W sobotę wieczorem w lokalnych mediach pojawiła się informacja, że na jedną z posesji w Mrowinach wrzucono butelki z benzyną. Miałaby to być próba samosądu na mężczyźnie podejrzewanym o zabójstwo 10-letniej Kristiny. Policja jednak tym informacjom zaprzecza.
W piątek w Mrowinach zatrzymano dwóch mężczyzn z rodziny W. w związku z brutalnym zabójstwem 10-latki. Nie usłyszeli oni żadnych zarzutów i zostali wypuszczeni na wolność.
Jak informuje portal Świdnica.NaszeMiasto.pl w sobotę wieczorem na posesję rodziny wrzucono podpalone butelki z benzyną. Policja studzi jednak emocje i twierdzi, że doszło jedynie "do podpalenia krzewów".

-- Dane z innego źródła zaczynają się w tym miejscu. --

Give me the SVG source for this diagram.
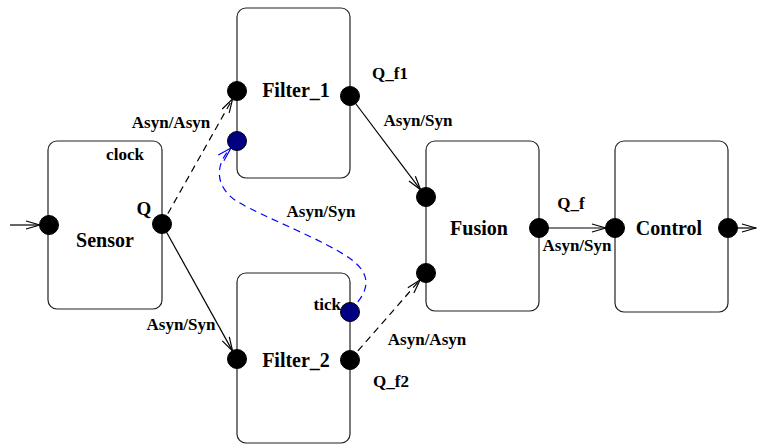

Zdaniem portalu policja zablokowała wioskę i poszukiwała sprawcę ataku. Funkcjonariusze twierdzą jednak, że patrole są wzmożone, gdyż czuwają nad bezpieczeństwem mieszkańców, a sam pożar nie ma związku ze sprawą.
10-letnia Kristina zaginęła w czwartek, po wyjściu ze szkoły w Mrowinach na Dolnym Śląsku. Po kilku godzinach jej ciało znalazły przypadkowe osoby. Sekcja zwłok wykazała, że przyczyną śmierci dziecka były rany kłute klatki piersiowej i szyi. Zbrodnia miała podłoże seksualne.
Sprawca tego brutalnego ataku wciąż jest poszukiwany.